DATASET CONTENT »
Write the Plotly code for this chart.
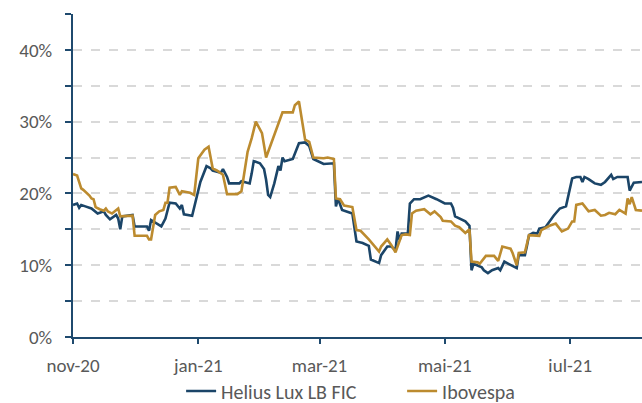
import plotly.graph_objects as go

# ---- data ----
helius_dates = [
    "2020-11-01", "2020-11-03", "2020-11-04", "2020-11-05", "2020-11-07", "2020-11-10", "2020-11-13",
    "2020-11-16", "2020-11-17", "2020-11-19", "2020-11-22", "2020-11-23", "2020-11-24", "2020-11-25",
    "2020-11-30", "2020-12-01", "2020-12-07", "2020-12-08", "2020-12-09", "2020-12-14", "2020-12-16",
    "2020-12-18", "2020-12-21", "2020-12-23", "2020-12-24", "2020-12-25", "2020-12-29", "2020-12-31",
    "2021-01-02", "2021-01-05", "2021-01-07", "2021-01-08", "2021-01-12", "2021-01-13", "2021-01-15",
    "2021-01-16", "2021-01-21", "2021-01-22", "2021-01-26", "2021-01-27", "2021-01-28", "2021-01-31",
    "2021-02-02", "2021-02-03", "2021-02-04", "2021-02-05", "2021-02-07", "2021-02-09", "2021-02-10",
    "2021-02-11", "2021-02-12", "2021-02-16", "2021-02-19", "2021-02-22", "2021-02-24", "2021-02-26",
    "2021-03-03", "2021-03-08", "2021-03-09", "2021-03-10", "2021-03-12", "2021-03-17", "2021-03-19",
    "2021-03-22", "2021-03-25", "2021-03-26", "2021-03-30", "2021-03-31", "2021-04-03", "2021-04-05",
    "2021-04-07", "2021-04-08", "2021-04-09", "2021-04-10", "2021-04-13", "2021-04-14", "2021-04-16",
    "2021-04-19", "2021-04-23", "2021-04-27", "2021-05-01", "2021-05-04", "2021-05-05", "2021-05-06",
    "2021-05-11", "2021-05-13", "2021-05-14", "2021-05-15", "2021-05-19", "2021-05-20", "2021-05-22",
    "2021-05-24", "2021-05-27", "2021-05-28", "2021-05-30", "2021-06-01", "2021-06-05", "2021-06-06",
    "2021-06-09", "2021-06-10", "2021-06-11", "2021-06-13", "2021-06-15", "2021-06-16", "2021-06-19",
    "2021-06-21", "2021-06-23", "2021-06-26", "2021-06-29", "2021-07-02", "2021-07-04", "2021-07-06",
    "2021-07-07", "2021-07-08", "2021-07-10", "2021-07-13", "2021-07-16", "2021-07-18", "2021-07-21",
    "2021-07-22", "2021-07-24", "2021-07-29", "2021-07-30", "2021-08-01", "2021-08-05",
]
helius = [
    18.4, 18.6, 18.0, 18.4, 18.2, 17.9, 17.2,
    17.5, 17.0, 16.4, 17.0, 16.5, 15.0, 16.8,
    17.0, 15.4, 15.4, 14.8, 16.3, 15.4, 16.5,
    18.7, 18.6, 17.9, 18.4, 17.1, 16.9, 19.3,
    21.6, 23.8, 23.5, 23.2, 22.9, 23.4, 22.3,
    21.4, 21.4, 21.7, 21.4, 22.8, 24.5, 24.2,
    23.4, 21.9, 19.8, 19.5, 21.4, 23.8, 23.2,
    25.0, 24.5, 24.8, 27.0, 27.1, 26.6, 24.8,
    24.1, 24.2, 18.2, 19.3, 17.7, 17.2, 13.3,
    13.1, 12.7, 10.8, 10.3, 11.4, 12.6, 12.6,
    12.1, 14.7, 13.5, 14.4, 14.4, 18.6, 19.2,
    19.2, 19.7, 19.2, 18.6, 18.6, 18.0, 16.8,
    16.1, 15.5, 9.3, 10.2, 9.7, 9.3, 8.9,
    9.3, 9.6, 9.3, 10.5, 10.2, 9.6, 11.4,
    11.4, 12.7, 14.2, 14.5, 14.4, 15.1, 15.3,
    16.1, 16.9, 17.9, 18.2, 22.1, 22.3, 22.3,
    21.6, 22.3, 22.0, 21.4, 21.2, 21.6, 22.6,
    22.0, 22.3, 22.3, 20.4, 21.5, 21.6,
]

ibov_dates = [
    "2020-11-01", "2020-11-03", "2020-11-05", "2020-11-06", "2020-11-09", "2020-11-10", "2020-11-11",
    "2020-11-12", "2020-11-14", "2020-11-16", "2020-11-17", "2020-11-18", "2020-11-20", "2020-11-23",
    "2020-11-24", "2020-11-27", "2020-11-30", "2020-12-01", "2020-12-07", "2020-12-08", "2020-12-09",
    "2020-12-11", "2020-12-13", "2020-12-15", "2020-12-16", "2020-12-17", "2020-12-18", "2020-12-21",
    "2020-12-23", "2020-12-24", "2020-12-28", "2020-12-30", "2021-01-01", "2021-01-04", "2021-01-06",
    "2021-01-08", "2021-01-10", "2021-01-13", "2021-01-15", "2021-01-20", "2021-01-22", "2021-01-25",
    "2021-01-27", "2021-01-29", "2021-02-01", "2021-02-03", "2021-02-09", "2021-02-11", "2021-02-16",
    "2021-02-17", "2021-02-19", "2021-02-22", "2021-02-24", "2021-02-26", "2021-03-03", "2021-03-05",
    "2021-03-08", "2021-03-09", "2021-03-11", "2021-03-13", "2021-03-17", "2021-03-19", "2021-03-21",
    "2021-03-25", "2021-03-30", "2021-03-31", "2021-04-03", "2021-04-05", "2021-04-07", "2021-04-10",
    "2021-04-12", "2021-04-14", "2021-04-15", "2021-04-17", "2021-04-21", "2021-04-24", "2021-04-26",
    "2021-04-29", "2021-04-30", "2021-05-04", "2021-05-06", "2021-05-08", "2021-05-11", "2021-05-13",
    "2021-05-14", "2021-05-17", "2021-05-18", "2021-05-21", "2021-05-25", "2021-05-27", "2021-05-29",
    "2021-06-02", "2021-06-03", "2021-06-05", "2021-06-06", "2021-06-09", "2021-06-11", "2021-06-13",
    "2021-06-16", "2021-06-17", "2021-06-21", "2021-06-24", "2021-06-27", "2021-06-30", "2021-07-02",
    "2021-07-03", "2021-07-04", "2021-07-07", "2021-07-10", "2021-07-13", "2021-07-16", "2021-07-18",
    "2021-07-20", "2021-07-23", "2021-07-25", "2021-07-28", "2021-07-29", "2021-07-30", "2021-07-31",
    "2021-08-02", "2021-08-05",
]
ibov = [
    22.7, 22.5, 20.7, 20.5, 19.7, 19.3, 19.2,
    18.1, 17.8, 17.6, 17.9, 17.5, 17.2, 17.9,
    16.8, 16.9, 16.9, 14.1, 14.1, 13.6, 13.6,
    17.0, 17.5, 17.7, 18.7, 18.7, 20.8, 20.9,
    19.8, 20.3, 20.1, 19.8, 24.9, 26.1, 26.5,
    23.5, 23.2, 22.6, 19.9, 19.9, 20.3, 25.8,
    27.7, 30.0, 28.4, 25.0, 29.8, 31.3, 31.3,
    32.3, 32.8, 27.5, 27.2, 25.0, 24.9, 25.0,
    24.8, 19.3, 19.2, 18.3, 18.1, 14.9, 14.8,
    13.6, 11.9, 12.6, 13.6, 12.8, 11.8, 14.2,
    14.3, 14.2, 17.2, 17.6, 17.8, 17.1, 17.5,
    16.7, 16.2, 16.1, 15.5, 15.3, 14.5, 15.0,
    10.5, 10.4, 10.2, 11.3, 11.3, 10.6, 12.6,
    12.3, 11.7, 10.0, 11.7, 11.8, 14.2, 14.2,
    14.1, 14.9, 15.5, 15.8, 14.7, 15.1, 16.1,
    16.1, 18.4, 18.6, 17.5, 17.7, 16.9, 17.0,
    17.3, 17.1, 17.7, 17.2, 19.3, 18.5, 19.5,
    17.7, 17.6,
]

x_tick_vals = ["2020-11-01", "2021-01-01", "2021-03-01", "2021-05-01", "2021-07-01"]
x_tick_text = ["nov-20", "jan-21", "mar-21", "mai-21", "jul-21"]
y_tick_vals = [0, 10, 20, 30, 40]
y_tick_text = ["0%", "10%", "20%", "30%", "40%"]

NAVY = "#1B4568"
GOLD = "#BC8B2F"
AXIS = "#1F4A6E"
GRID = "#D9D9D9"
TXT = "#595959"
FONT = "Carlito, Lato, 'Open Sans', sans-serif"
FS = 19

fig = go.Figure()
fig.add_trace(go.Scatter(x=helius_dates, y=helius, mode="lines", name="Helius Lux LB FIC",
                         line=dict(color=NAVY, width=2.6)))
fig.add_trace(go.Scatter(x=ibov_dates, y=ibov, mode="lines", name="Ibovespa",
                         line=dict(color=GOLD, width=2.6)))

fig.update_layout(
    width=642, height=403,
    margin=dict(l=73, r=0, t=14, b=66, autoexpand=False),
    paper_bgcolor="white", plot_bgcolor="white",
    font=dict(family=FONT, size=FS, color=TXT),
    showlegend=True,
    legend=dict(orientation="h", x=0.19, xanchor="left", y=-0.107, yanchor="top",
                font=dict(size=20, color=TXT), entrywidth=176, entrywidthmode="pixels",
                traceorder="normal"),
)
fig.update_xaxes(
    type="date", range=["2020-11-01", "2021-08-05"], automargin=False,
    tickmode="array", tickvals=x_tick_vals, ticktext=x_tick_text,
    ticks="outside", ticklen=5, tickwidth=1.5, tickcolor=AXIS,
    showline=True, linecolor=AXIS, linewidth=2,
    showgrid=False, zeroline=False,
    tickfont=dict(size=FS, color=TXT), ticklabelstandoff=5,
)
fig.update_yaxes(
    range=[0, 45], automargin=False,
    tickmode="array", tickvals=y_tick_vals, ticktext=y_tick_text,
    ticks="outside", ticklen=6, tickwidth=2, tickcolor=AXIS,
    showline=True, linecolor=AXIS, linewidth=2,
    showgrid=True, gridcolor=GRID, griddash="dash", gridwidth=1.5,
    zeroline=False,
    minor=dict(tickmode="linear", tick0=5, dtick=10, ticks="outside", ticklen=6, tickwidth=2,
               tickcolor=AXIS, showgrid=True, gridcolor=GRID, griddash="dash", gridwidth=1.5),
    tickfont=dict(size=FS, color=TXT), ticklabelstandoff=9,
)

fig.write_html("out.html", config={"displayModeBar": False},
               post_script="document.body.style.margin='0';document.body.style.padding='0';")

TASK BRIEF » Pick out the lines containing the string "chart" and show them.

SOLUTION BELOW »
Write the Plotly code for this chart.

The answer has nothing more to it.